Plus, the operations were not exactly environmentally friendly. "Back in the 1990s the plant was sending 850 gallons of wastewater per minute down a pipeline into evaporation ponds," Burba notes. "It was a devil's mixture because of the chemistry they employed." In addition, the rare earths at Mountain Pass are mixed with radioactive thorium, requiring special care in handling and disposal.
The whole slew of rare earth elements are a challenge to separate because of their chemical similarity—and they are never found alone. "The challenge with rare earths is they always occur together," GE's Iorio explains. "There are processing costs to separate them out from each other."
Regardless, the Chinese National Offshore Oil Corp. (CNOOC) wanted to purchase Unocal—and its California rare earth asset—in 2005, a move the U.S. military blocked, according to Burba. Now Molycorp wants to restart operations by 2012 using a new process, which will require Molycorp to essentially rebuild the entire operation at a cost of $500 million. The process employs a strong acid and a base to separate the rare earths—the so-called chlor–alkali solvent extraction method—but it still will not produce pure rare earths; rather it will yield oxides of cerium, lanthanum, praseodymium and neodymium.
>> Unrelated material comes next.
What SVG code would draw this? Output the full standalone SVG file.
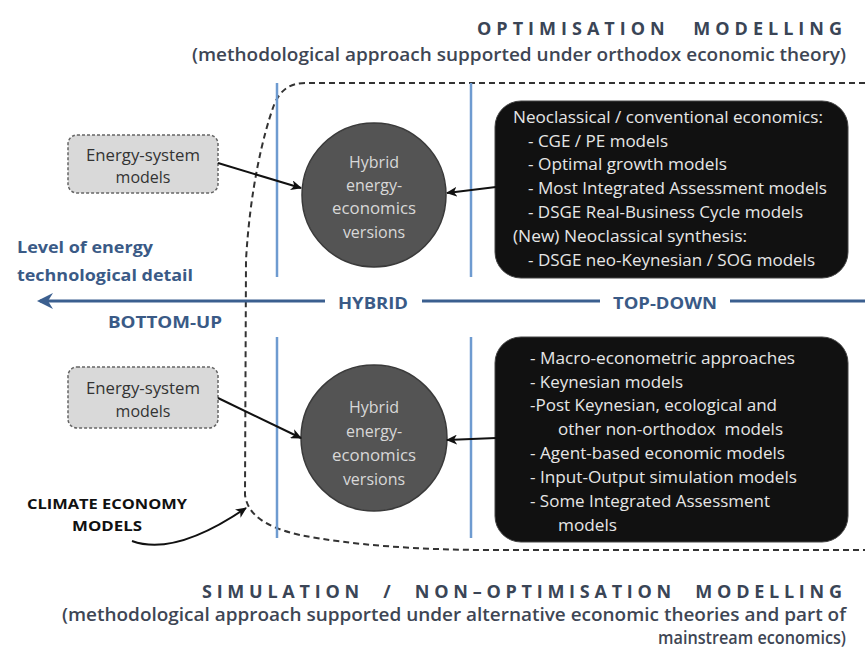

In essence, Mountain Pass will become a chemical plant, sucking up electricity and steam from an on-site natural gas–fired boiler. In addition, the wastewater of the process will be recycled back to produce the strong acid and base necessary to start the process all over again—hydrochloric acid and sodium hydroxide. "Mining is a very small part of our operation," Burba says, noting that mining the ore containing the rare earths is only 10 percent of his company's cost. "The vast majority of what we do is advanced chemistry."
Of course, there will still be by-products—such as the residual ore, or tailings, from the mining and separation as well as calcium carbonate, magnesium carbonate and magnesium hydroxide from the chemical process, along with that pesky thorium. But the primary salt from the chlor–alkali process is sodium chloride (otherwise known as table salt), which will be recycled back into the process using some of the steam generated on site and use to make new acid and base using a chlor-alkali unit. "It's a big saltwater loop," Burba explains. "Our water consumption is 10 percent or less of what had been done historically at this site."
By next year, the site hopes to produce 2.7 million kilograms of rare earth oxides a year—separating the elements from the ore using a liquid ion-exchange process. By 2015, they hope to be at full production, producing 18 million kilograms of various rare earth oxides a year. "We have greater than 30 years of mining capacity at 40 million pounds per year," Burba says.
But that only represents 6 percent of the present global market, which is still growing. The U.S. Government Accountability Office estimates it will take seven to 15 years to find new rare earth deposits, build the infrastructure to process them, and make them available to manufacturers. "This is not like going out and panning for gold," Burba notes. "This processing requires a huge amount of chemical processing. You have to have good infrastructure."